If your online tool is real-time and you know lag isn't a problem, you can use a clause in the game itself to resolve the problem. A player who fails to reveal their die on command after having the chance to choose it automatically loses initiative (p. 74). In chat, you can do like so:
Seneschal: A fight! Okay, moving to combat rounds. Ready?
Player 1: Yes!
Player 2: Ready.
Okay, enter your initiative die and send when I say "throw".
Seneschal waits a few seconds
GM: Throw!
P2: Red
P1: Red
Ooh, interesting. Okay, so…
In a low-latency chat, players 1 and 2 should post almost simultaneously if they're playing honestly and paying attention. A player who hesitates, either because they took too long to choose, didn't pay attention, or they waited until they saw the other fighter's choice, automatically loses initiative and may only choose defensive maneuvers for the first exchange, as per the Surprise and Hesitation rules (p. 75). Of course this is up to the Seneschal's judgement, but that's true even sitting around a physical table.
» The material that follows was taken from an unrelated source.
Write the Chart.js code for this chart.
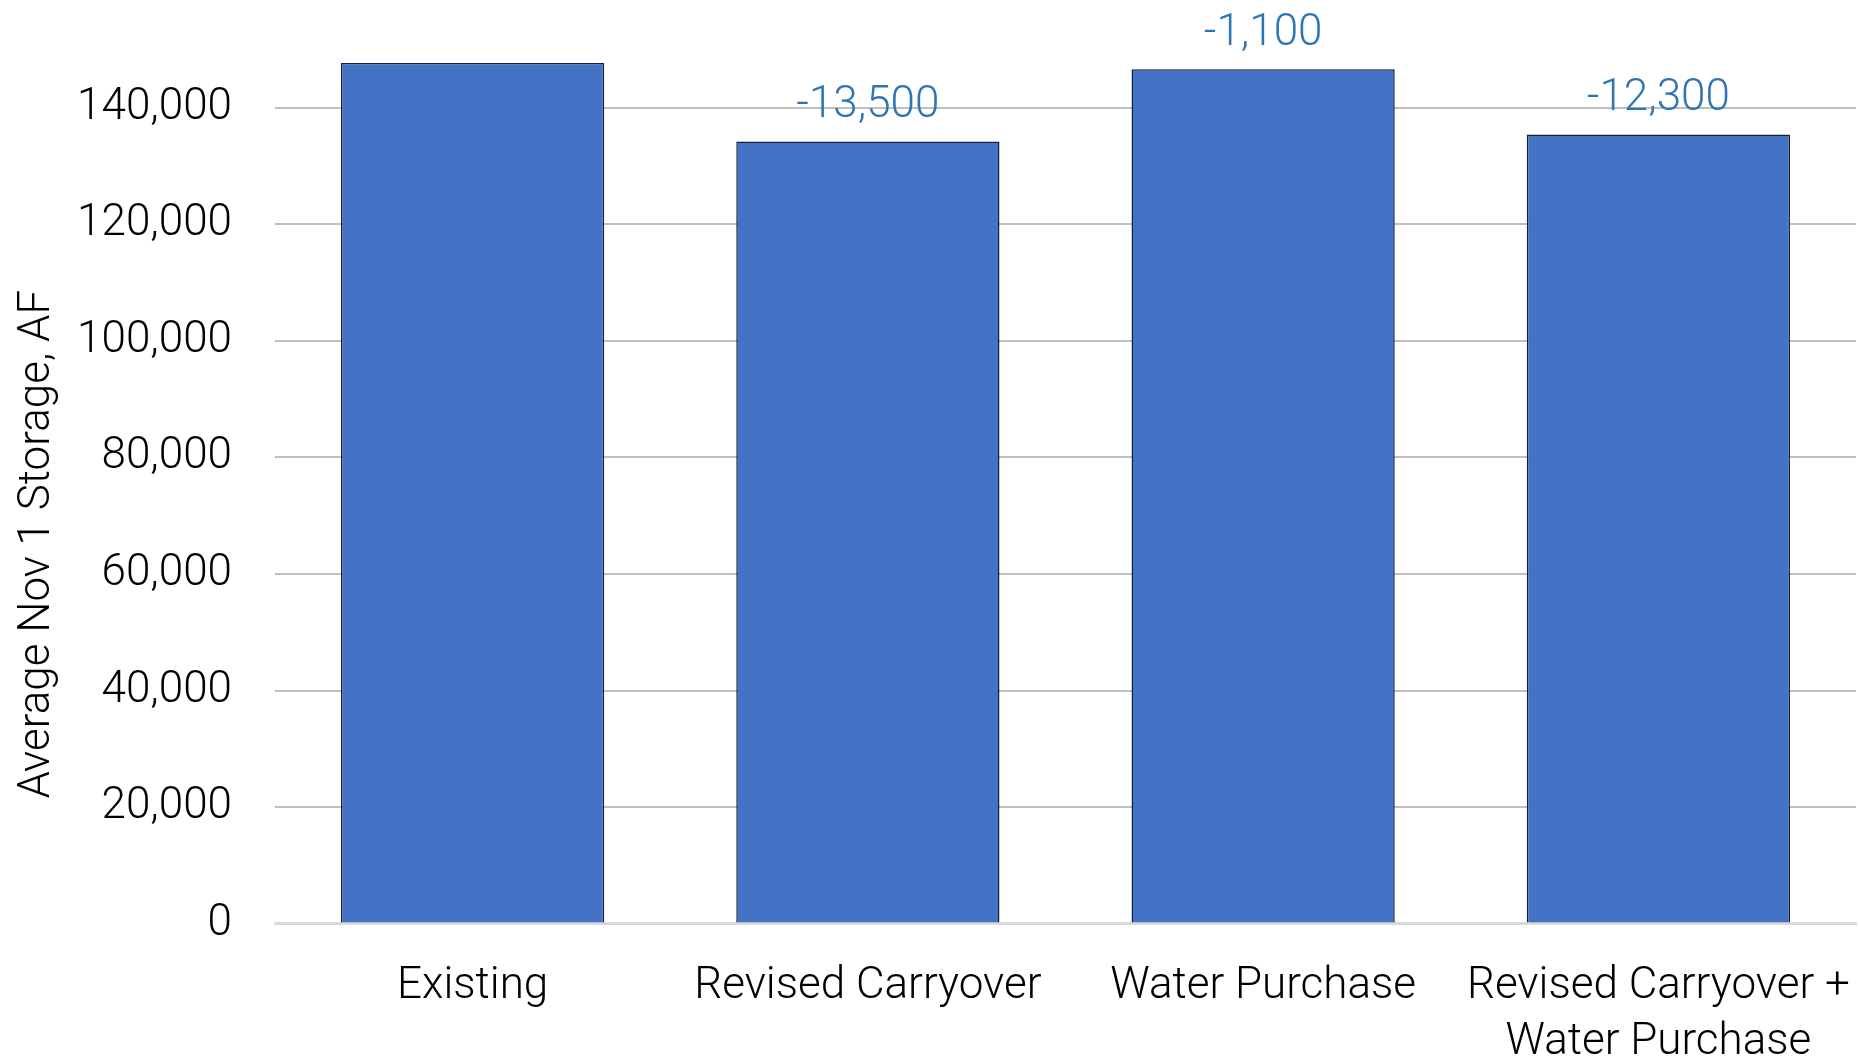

One way this could be defeated is if your communication tool allows text macros, since a player could set up a macro for each response and try to be as quick as possible after the other player sent their choice, but on platforms that don't have such macros, or with players you trust, this won't be an issue. Besides, it would be a detectable pattern: every time they'd go second, and every time they'd send the best matching response.